Ontologically and metaphysically the idea of realist pluralism is no longer an issue.  There are (appropriately) numerous variants but the basic idea that reality is itself pluralistic is well established.  The question is political-discursive.  It's what Stengers and Latour are getting at with their concepts of diplomacy and cosmopolitics.

They grant, first, that all entities exist and, second, that to say that someone's cherished idol (or whatever disputed entity they hold dear) is non-existent is a 'declaration of war' - 'this means war,' as Stengers often says.  They thus shunt onto-political discourse off of the terrain of knowledge/belief in the sense of existence/non-existence.  Their basic claim seems to be that 'respect for otherness,' i.e. political pluralism, can only come from granting the entities that others hold dear an ontology, even if you don't 'believe' in them.  You are thus permitted to say 'I do not follow that god, he has no hold over me' but you are not permitted to say 'your god is an inane, infantile, non-existent fantasy, grow up.'  And it's not just a question of politeness (although there's that too).  The point is to grant others' idols and deities an existence - one needn't agree over what that existence entails, over what capacities that entity has or what obligations it impresses upon you as someone in its partial presence but to deny it existence entirely is to 'declare war' - to deny the possibility of civil discourse, of pluralistic co-existence.
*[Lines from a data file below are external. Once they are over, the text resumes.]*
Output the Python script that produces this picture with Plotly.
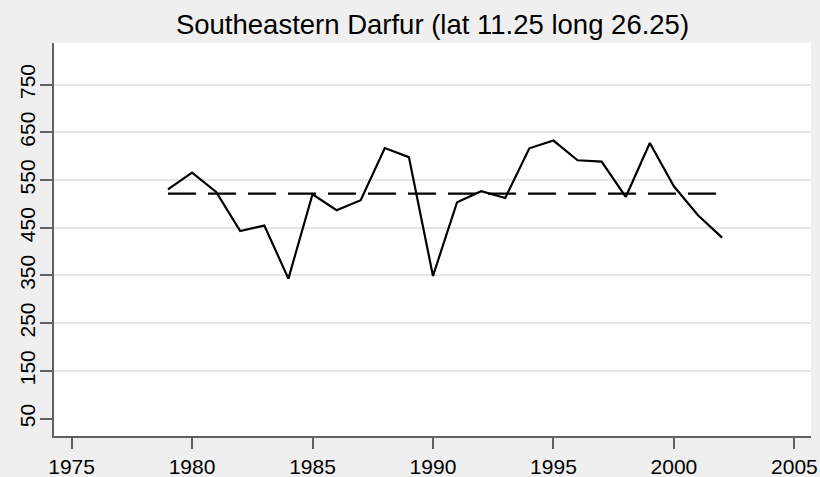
import plotly.graph_objects as go

years = list(range(1979, 2003))
rainfall = [530.6, 565.6, 525.0, 443.0, 454.5, 343.4, 520.1, 486.6, 507.6, 617.0,
            598.0, 349.0, 503.4, 526.4, 512.4, 616.5, 632.7, 591.4, 588.7, 514.5,
            627.7, 536.9, 476.1, 429.4]
mean_value = 521.5
x_ticks = [1975, 1980, 1985, 1990, 1995, 2000, 2005]
y_ticks = [50, 150, 250, 350, 450, 550, 650, 750]
grid_ticks = [150, 250, 350, 450, 550, 650, 750]
x_range = [1974.27, 2005.69]
y_range = [13.5, 837.2]
title = "Southeastern Darfur (lat 11.25 long 26.25)"

FONT = "Liberation Sans, Arial, Helvetica, sans-serif"
AXIS_COLOR = "#606060"

fig = go.Figure()
fig.add_trace(go.Scatter(
    x=years, y=rainfall, mode="lines",
    line=dict(color="black", width=2.2), showlegend=False, hoverinfo="skip"))
fig.add_trace(go.Scatter(
    x=[years[0], years[-1]], y=[mean_value, mean_value], mode="lines",
    line=dict(color="black", width=2.2, dash="28px,12px"), showlegend=False,
    hoverinfo="skip"))
# invisible trace to activate the grid axis
fig.add_trace(go.Scatter(x=[years[0]], y=[mean_value], yaxis="y2", mode="lines",
                         showlegend=False, hoverinfo="skip", opacity=0))

fig.update_layout(
    width=820, height=477,
    margin=dict(l=54, r=9, t=43, b=41, autoexpand=False),
    paper_bgcolor="#efefef",
    plot_bgcolor="white",
    font=dict(family=FONT, color="black", size=21),
    title=dict(text=title, x=0.5, xref="paper", xanchor="center",
               y=0.948, yref="container", yanchor="middle", automargin=False,
               font=dict(family=FONT, size=27.5, color="black")),
    xaxis=dict(range=x_range, tickvals=x_ticks, ticktext=[str(v) for v in x_ticks],
               showgrid=False, zeroline=False, showline=True, linecolor=AXIS_COLOR,
               linewidth=1.5, ticks="outside", ticklen=11, tickwidth=1.5,
               tickcolor=AXIS_COLOR, automargin=False,
               tickfont=dict(size=21, family=FONT)),
    yaxis=dict(range=y_range, tickvals=y_ticks, ticktext=[str(v) for v in y_ticks],
               showgrid=False, zeroline=False, showline=True, linecolor=AXIS_COLOR,
               linewidth=1.5, ticks="outside", ticklen=12, tickwidth=1.5,
               tickcolor=AXIS_COLOR, tickangle=-90, automargin=False,
               ticklabelstandoff=-3,
               tickfont=dict(size=21, family=FONT)),
    yaxis2=dict(range=y_range, tickvals=grid_ticks, overlaying="y", side="left",
                showgrid=True, gridcolor="#e6e6e6", gridwidth=1.5, automargin=False,
                showticklabels=False, ticks="", zeroline=False, showline=False),
)

fig.write_html("out.html", config={"displayModeBar": False},
               post_script="document.body.style.margin='0';document.body.style.padding='0';")
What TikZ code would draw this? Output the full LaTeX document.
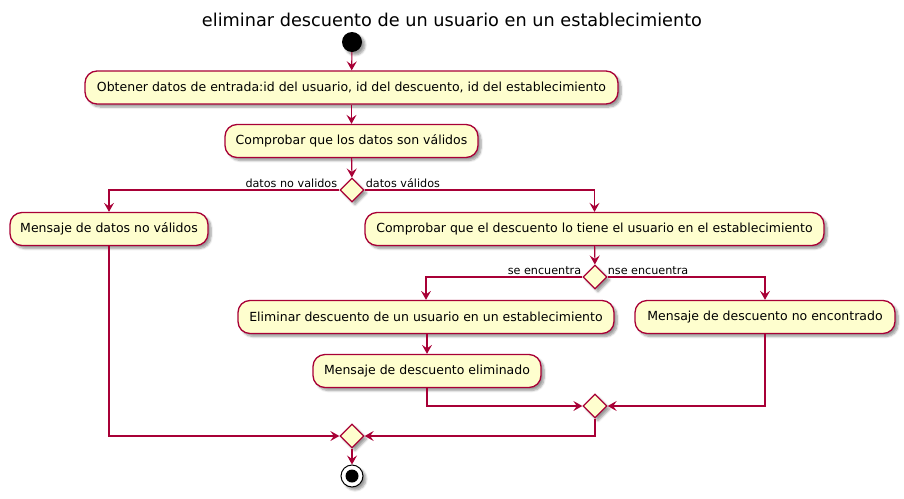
\documentclass[tikz,border=0pt]{standalone}
\usepackage{fontspec}
\setmainfont{DejaVu Sans}
\usetikzlibrary{shapes.geometric,arrows.meta,shadows.blur}
\definecolor{pfill}{HTML}{FEFECE}
\definecolor{pline}{HTML}{A80036}
\begin{document}
\begin{tikzpicture}[x=1pt,y=-1pt,
  shad/.style={blur shadow={shadow xshift=3pt,shadow yshift=-3pt,shadow blur steps=6,shadow opacity=40}},
  act/.style={draw=pline,fill=pfill,line width=1.3pt,rounded corners=12pt,minimum height=33pt,
     inner sep=0pt,align=center,font=\fontsize{12.5}{14}\selectfont,shad},
  dec/.style={diamond,draw=pline,fill=pfill,line width=1.3pt,minimum width=24pt,minimum height=24pt,
     inner sep=0pt,shad},
  flow/.style={draw=pline,line width=1.1pt,-{Stealth[length=9pt,width=10pt,inset=3.5pt]}},
  lbl/.style={font=\fontsize{11.2}{13}\selectfont,inner sep=0pt}]
\useasboundingbox (0,0) rectangle (904,498);
\node[font=\fontsize{17.7}{20}\selectfont] (title) at (452,19.5) {eliminar descuento de un usuario en un establecimiento};
\node[circle,fill=black,minimum size=20pt,inner sep=0pt,shad] (start) at (352,42) {};
\node[act,minimum width=533pt] (b1) at (351.5,87.5) {Obtener datos de entrada:id del usuario, id del descuento, id del establecimiento};
\node[act,minimum width=253pt] (b2) at (351.5,141) {Comprobar que los datos son válidos};
\node[dec] (d1) at (352,190) {};
\node[act,minimum width=198pt] (b3) at (109,229) {Mensaje de datos no válidos};
\node[act,minimum width=459pt] (b4) at (594.5,229) {Comprobar que el descuento lo tiene el usuario en el establecimiento};
\node[dec] (d2) at (595,277) {};
\node[act,minimum width=376pt] (b5) at (426,317) {Eliminar descuento de un usuario en un establecimiento};
\node[act,minimum width=260pt] (b6) at (765,317) {Mensaje de descuento no encontrado};
\node[act,minimum width=228pt] (b7) at (427,371) {Mensaje de descuento eliminado};
\node[dec] (m2) at (595,406) {};
\node[dec] (m1) at (352,436) {};
\node[circle,draw=black,line width=1pt,fill=white,minimum size=22pt,inner sep=0pt,shad,
  path picture={\fill[black] (path picture bounding box.center) circle (6.5pt);}] (end) at (352,476) {};
\draw[flow] (start) -- (b1);
\draw[flow] (b1) -- (b2);
\draw[flow] (b2) -- (d1);
\draw[flow] (d1.west) -| (b3.north);
\draw[flow] (d1.east) -| (b4.north);
\node[lbl,anchor=base east] (l1) at ([xshift=-2pt,yshift=3pt]d1.west) {datos no validos};
\node[lbl,anchor=base west] (l2) at ([xshift=1pt,yshift=3pt]d1.east) {datos válidos};
\draw[flow] (b4) -- (d2);
\draw[flow] (d2.west) -| (b5.north);
\draw[flow] (d2.east) -| (b6.north);
\node[lbl,anchor=base east] (l3) at ([xshift=-1pt,yshift=3pt]d2.west) {se encuentra};
\node[lbl,anchor=base west] (l4) at ([xshift=0pt,yshift=3pt]d2.east) {nse encuentra};
\draw[flow] (b5.south -| b7.north) -- (b7.north);
\draw[flow] (b7.south) |- (m2.west);
\draw[flow] (b6.south) |- (m2.east);
\draw[flow] (m2.south) |- (m1.east);
\draw[flow] (b3.south) |- (m1.west);
\draw[flow] (m1) -- (end);
\end{tikzpicture}
\end{document}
I think it's important to add that they do not deny the possibility of legitimate 'war talk' - perhaps there are circumstances where that is entirely justified, in fact it's inevitable - but the properly political question should be 'how can we live together?'  That is not a utopian political programme but a pragmatic one.  And that's also the root of the notion of the composition of a common world through diplomacy.

I found (and still find) this a difficult notion to get my head around.  The notion of 'speaking your mind,' of 'saying what you really mean' is so engrained in many ways that to temper that seems dishonest.  But we do it all the time, in practice.  That's 'political correctness' (which, contrary to reputation, has not actually 'gone mad').



Interestingly, although Stengers and Latour base this political philosophy upon their interpretation of anthropological praxis (combined with that of diplomacy), this kind of mutually accepting ontology is not entirely de rigeur within anthropology.  Mario Blaser is developing basically the same set of ideas within anthropology itself, talking about ontological conflicts and political ontology.